Longevity brings up a related problem, Inflation Risk. At 3% inflation, your cost of living will double in 24 years. If you need $50,000 a year now, you might need $100,000 later, to maintain the same standard of living.

A good retirement income plan will address inflation, as this is a reality. Luckily, we have not had much inflation in recent decades, so retirees have not been feeling much pressure. In fact, most of my clients who start a monthly withdrawal plan, have not increased their payments even after 5 or 10 years. They get used to their budget and make it work. Retirement spending often follows a “smile” pattern. It starts high at the beginning of retirement, as you finally have time for the travel and hobbies you’ve always wanted. Spending typically slows in your later seventies and into your eighties, but increases towards the end of retirement with increased health care and assistance costs.

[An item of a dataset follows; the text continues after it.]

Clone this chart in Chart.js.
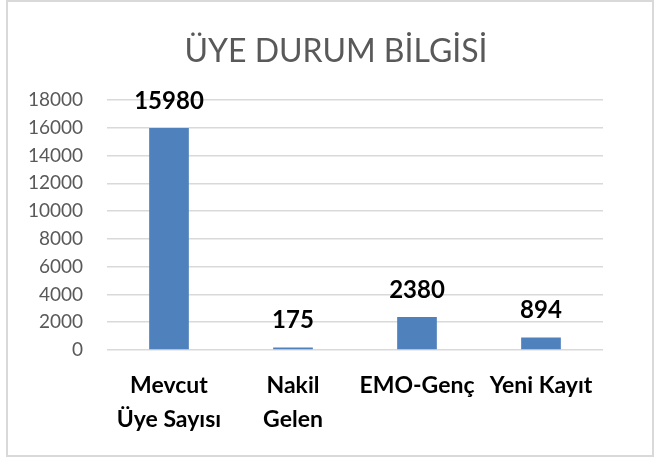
<!DOCTYPE html>
<html>
<head>
<meta charset="utf-8">
<script src="https://cdn.jsdelivr.net/npm/chart.js@4.4.0/dist/chart.umd.min.js"></script>
<style>
  body { margin: 0; background: #fff; }
  #wrap { position: relative; width: 659px; height: 459px; }
  #frame { position: absolute; left: 6px; top: 0; width: 644px; height: 453px; border: 2px solid #d9d9d9; pointer-events: none; }
</style>
</head>
<body>
<div id="wrap">
  <canvas id="chart" width="659" height="459"></canvas>
  <div id="frame"></div>
</div>
<script>
// Chart data
const chartTitle = 'ÜYE DURUM BİLGİSİ';
const categories = [['Mevcut', 'Üye Sayısı'], ['Nakil', 'Gelen'], 'EMO-Genç', 'Yeni Kayıt'];
const memberCounts = [15980, 175, 2380, 894];
const yTicks = [0, 2000, 4000, 6000, 8000, 10000, 12000, 14000, 16000, 18000];

// Draws the bold number above each bar
const barValueLabels = {
    id: 'barValueLabels',
    afterDatasetsDraw(chart) {
        const ctx = chart.ctx;
        const meta = chart.getDatasetMeta(0);
        ctx.save();
        ctx.font = 'bold 24px Lato';
        ctx.fillStyle = '#000';
        ctx.textAlign = 'center';
        ctx.textBaseline = 'middle';
        meta.data.forEach((bar, i) => {
            ctx.fillText(memberCounts[i], bar.x, bar.y - 27);
        });
        ctx.restore();
    }
};

// Title centred on the frame (not on the layout box like the built-in one)
const frameTitle = {
    id: 'frameTitle',
    afterDraw(chart) {
        const ctx = chart.ctx;
        ctx.save();
        ctx.font = '32px Lato';
        ctx.fillStyle = '#595959';
        ctx.textAlign = 'center';
        ctx.textBaseline = 'middle';
        ctx.fillText(chartTitle, 336, 52);
        ctx.restore();
    }
};

const ctx = document.getElementById('chart').getContext('2d');
new Chart(ctx, {
    type: 'bar',
    data: {
        labels: categories,
        datasets: [{
            data: memberCounts,
            backgroundColor: '#4f81bd',
            categoryPercentage: 1,
            barPercentage: 0.32
        }]
    },
    options: {
        responsive: false,
        animation: false,
        layout: { padding: { left: 20, right: 56, top: 100, bottom: 12 } },
        plugins: {
            legend: { display: false },
            tooltip: { enabled: false },
            title: { display: false }
        },
        scales: {
            x: {
                grid: { display: false },
                border: { display: false },
                ticks: {
                    color: '#000',
                    font: { family: 'Lato', size: 23, weight: 'bold', lineHeight: 1.5 },
                    maxRotation: 0,
                    autoSkip: false,
                    padding: 10
                }
            },
            y: {
                min: 0,
                max: 18000,
                afterBuildTicks(axis) {
                    axis.ticks = yTicks.map(v => ({ value: v }));
                },
                afterFit(axis) {
                    axis.width = 87;
                },
                grid: { color: '#d9d9d9', lineWidth: 1.5, drawTicks: false },
                border: { display: false },
                ticks: {
                    color: '#595959',
                    font: { family: 'Lato', size: 19 },
                    padding: 24,
                    autoSkip: false,
                    callback: v => String(v)
                }
            }
        }
    },
    plugins: [barValueLabels, frameTitle]
});
</script>
</body>
</html>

When we talk about a 4% Real Rate, that means that you would start at 4% but then increase it every year for inflation. A first year withdrawal of $40,000 would step up to $41,200 in year two, with 3% inflation. After 30 years (at 3% inflation), your withdrawal rate would be over $94,000. So, when we talk about a 4% withdrawal rate, realize that it is not as conservative as it sounds. Even at a low 3% inflation rate, that works out to $1,903,016 in withdrawals over 30 years. It’s a lot more than if you just were thinking $40,000 times 30 years ($1.2 million).

Periods with high inflation require starting with a lower withdrawal rate. Periods with low inflation enable retirees to take a higher initial withdrawal amount. Since we don’t know future inflation, most safe withdrawal approaches are built based on the worst historical case.

Invest for Total Return

There is one thing which all of our retirement income approaches agree upon: Invest for Total Return, not Income. This is counter-intuitive for many retirees. They want to find high yielding bonds, stocks, and funds. Then, they can generate withdrawal income and avoid selling shares.

It sounds like it would be a rational approach. If you want a 5% withdrawal rate, just buy stocks, bonds, and funds that have a 5% or higher dividend yield. Unfortunately, this often doesn’t work as planned or hoped!

Over the years, I’ve invested in everything high yield: dividend stocks, preferred stocks, high yield bonds, Real Estate Investment Trusts (REITs), Master Limited Partnerships (MLPs), Closed End Funds, etc. They can have a small place in a portfolio, but they are no magic bullet.

Problems with Income Investing

  • Value Trap. Some stocks have high yields because they have no growth. Then if they cut their dividends, shares plummet. Buy the highest dividend payouts and your overall return is often less than the yield and the share price goes no where. (Ask me about the AT&T shares I’ve held since 2009 and are down 14%.)
  • Default risk. Many high yield investments are from highly levered companies with substantial risk of bankruptcy. Having 5% upside and 100% downside on a high yield bond or preferred stock is a lousy scenario. When you do have the occasional loss, it will be greater than many years of your income.
  • Poor diversification. High yield investments are not equally present in all sectors of the economy. Often, an income portfolio ends up looking like a bunch of the worst banks, energy companies, and odd-ball entities. These are often very low quality investments.

Instead of getting the steady paycheck you wanted, an income portfolio often does poorly. When your income portfolio is down in a year when the S&P is up 10-20%, believe me, you will be ready to throw in the towel on this approach. Save yourself this agony and invest for total return. Total return means you want capital gains (price appreciation) and income.

For investors in retirement accounts, there is no tax difference between taking a distribution from dividends versus selling your shares. So, stop thinking that you need to only take income from your portfolio. What you want is to have a diversified portfolio and a good long-term rate of return. Then, just make sure you are able to weather market volatility along the way.

Read more: Avoiding The High Yield Trap

Ahead in the Series

Each of the retirement income approaches we will discuss have their own Pros and Cons. We will address each through looking at how they address the risks facing retirees: Sequence of Returns Risk, Longevity Risk, and Inflation Risk. And I’ll have recommendations for which may make the most sense for you. In the next four posts, I’ll be explaining SPIAs, the 4% Rule, a Guardrail Approach, and 5-Year Buckets.

Even if you aren’t near retirement, I think it’s vitally important to understand creating retirement income. Retirement income establishes your finish line and therefore your savings goals. If you are planning on a 4% withdrawal rate, you need $1 million for every $40,000 a year in retirement spending. Looking at your monthly budget, you can calculate how much you will need in your nest egg. Then we can have a concrete plan for how much to invest and how we will get there. Thanks for reading!